In retrospec I have no intention to exceed the 300-400 upper threshold in a best case scenario nowadays. If IHV's don't solve one way or the other the problem with the ram "dependancy" for each chip, I don't think it'll be affordable. If you need today 128MB onboard ram on a >mainstream card, then you have to multiply that amount of ram times the chips the multichip sollution will use.

An interesting idea I read about in another forum was a separate geometry processor for example, yet still on the same die as the raster. Something like an "integrated" co-processor. I can't explain it any better and I have no idea if it's feasable either.
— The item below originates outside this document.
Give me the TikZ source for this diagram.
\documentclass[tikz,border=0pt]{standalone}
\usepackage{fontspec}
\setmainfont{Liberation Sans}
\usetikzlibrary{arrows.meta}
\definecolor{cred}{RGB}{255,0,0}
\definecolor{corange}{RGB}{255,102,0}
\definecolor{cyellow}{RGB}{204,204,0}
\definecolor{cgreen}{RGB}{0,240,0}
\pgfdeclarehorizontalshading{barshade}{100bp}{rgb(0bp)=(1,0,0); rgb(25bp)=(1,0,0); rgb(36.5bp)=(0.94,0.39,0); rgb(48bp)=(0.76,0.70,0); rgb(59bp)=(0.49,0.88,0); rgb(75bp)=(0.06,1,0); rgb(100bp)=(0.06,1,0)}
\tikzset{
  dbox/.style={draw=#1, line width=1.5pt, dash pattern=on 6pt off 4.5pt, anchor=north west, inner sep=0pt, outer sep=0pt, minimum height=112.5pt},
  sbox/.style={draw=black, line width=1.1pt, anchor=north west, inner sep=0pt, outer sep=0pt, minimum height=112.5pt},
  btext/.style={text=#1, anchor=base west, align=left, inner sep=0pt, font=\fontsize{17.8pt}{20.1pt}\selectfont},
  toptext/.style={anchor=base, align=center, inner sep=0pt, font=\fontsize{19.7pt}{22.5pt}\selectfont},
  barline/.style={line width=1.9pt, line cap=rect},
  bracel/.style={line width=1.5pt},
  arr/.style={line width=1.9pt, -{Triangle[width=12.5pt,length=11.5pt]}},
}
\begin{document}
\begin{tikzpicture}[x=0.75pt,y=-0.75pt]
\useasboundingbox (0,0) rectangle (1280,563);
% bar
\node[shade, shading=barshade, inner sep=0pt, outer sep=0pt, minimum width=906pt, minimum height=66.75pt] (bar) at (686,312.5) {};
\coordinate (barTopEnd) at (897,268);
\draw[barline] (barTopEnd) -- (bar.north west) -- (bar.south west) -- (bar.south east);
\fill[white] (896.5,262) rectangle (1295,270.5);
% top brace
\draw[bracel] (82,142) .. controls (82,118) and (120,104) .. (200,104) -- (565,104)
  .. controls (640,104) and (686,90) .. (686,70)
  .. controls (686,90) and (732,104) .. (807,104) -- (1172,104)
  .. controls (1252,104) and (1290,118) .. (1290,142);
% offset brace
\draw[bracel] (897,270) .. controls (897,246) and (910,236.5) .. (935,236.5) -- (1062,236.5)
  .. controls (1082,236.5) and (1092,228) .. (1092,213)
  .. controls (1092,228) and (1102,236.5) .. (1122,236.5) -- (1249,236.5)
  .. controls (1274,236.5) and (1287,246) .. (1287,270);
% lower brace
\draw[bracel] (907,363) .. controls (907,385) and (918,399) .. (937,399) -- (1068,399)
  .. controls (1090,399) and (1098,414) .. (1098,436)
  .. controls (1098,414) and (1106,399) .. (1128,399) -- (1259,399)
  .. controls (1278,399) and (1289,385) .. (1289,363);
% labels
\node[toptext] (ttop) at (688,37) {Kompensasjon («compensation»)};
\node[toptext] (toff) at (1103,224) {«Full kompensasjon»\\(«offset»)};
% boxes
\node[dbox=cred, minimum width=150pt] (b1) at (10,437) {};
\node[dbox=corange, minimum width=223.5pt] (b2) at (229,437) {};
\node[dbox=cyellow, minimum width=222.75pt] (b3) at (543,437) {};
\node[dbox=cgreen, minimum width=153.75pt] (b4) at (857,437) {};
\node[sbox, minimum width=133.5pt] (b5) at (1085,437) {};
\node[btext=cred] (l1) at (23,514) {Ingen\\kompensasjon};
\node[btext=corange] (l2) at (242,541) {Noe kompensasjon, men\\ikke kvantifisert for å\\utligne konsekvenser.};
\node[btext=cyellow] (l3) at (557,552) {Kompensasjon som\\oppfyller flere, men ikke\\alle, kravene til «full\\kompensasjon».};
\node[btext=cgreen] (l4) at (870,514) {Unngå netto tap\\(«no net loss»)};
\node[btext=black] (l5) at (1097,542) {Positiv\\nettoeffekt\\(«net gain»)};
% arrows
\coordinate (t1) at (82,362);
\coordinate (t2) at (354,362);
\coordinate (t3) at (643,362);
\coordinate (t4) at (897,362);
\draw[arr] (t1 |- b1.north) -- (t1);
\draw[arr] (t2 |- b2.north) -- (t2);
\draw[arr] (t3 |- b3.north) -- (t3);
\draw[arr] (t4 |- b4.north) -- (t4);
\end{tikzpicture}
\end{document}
Ram was a lot more expensive then--and a lot slower. That was the cost barrier, IMO.
 
Xmas said:
SLI only means that the two chips/boards share the framebuffer so that one renders all odd lines and the other one all even lines. V5 employs a similar scheme, but it's stripes of multiple lines interleaved.

It would have been possible to put multiple 'chuck'/'bruce' (PixelFX/TexelFX in Voodoo Graphics) combinations on one board, but noone did that.

Well, 1 company did, and that was Quantum3D. Of course these weren't consumer cards and obviously were hellishly expensive.

A single Voodoo 2 card was actually only a little bit slower than a SLI 2 TMU Voodoo 1.
 
elroy said:
It seems to me that one of the biggest problems with making a graphics chip these days is the .13 um process. Firstly, there was/is the NV30 debacle, and now it looks like the R400 might be pushed back to next year. Both of these circumstances are a result of an immature .13 um process.

You state that R400 is late because of .13. Don't you think you should state that's speculation? If Ati is late it's more likely the design is just taking longer than they thought. It happens with the majority of product development cycles.
 
3dcgi said:
elroy said:
It seems to me that one of the biggest problems with making a graphics chip these days is the .13 um process. Firstly, there was/is the NV30 debacle, and now it looks like the R400 might be pushed back to next year. Both of these circumstances are a result of an immature .13 um process.

You state that R400 is late because of .13. Don't you think you should state that's speculation? If Ati is late it's more likely the design is just taking longer than they thought. It happens with the majority of product development cycles.

3dcgi,

I thought i sort of alluded to it being speculation when I said looks like and might. I was in no way confirming it.

Everyone,

When I started the topic, I wasn't really trying to target any specific products, but rather the tech. processes themselves. In the case of .13 um, it looks like it is a bitch to produce a LARGE chip (greater than 100 mill transistors). And I think there's been reports of problems with .09 um, hasn't there? I think everyone thought that TSMC would have the problems with .13 um sorted out by now, but it looks like the low-k process is nowhere near ready to go (And the rumour is R400 won't come out 'til low-k is ready :( ). And don't the problems only get worse if you go even smaller? So to get around this, I believe the logical conclusion, in the short term at least, is to go multichip. Once the fabs can get everything sorted out in regards to new processes in a timely manner, this thinking will probably change again.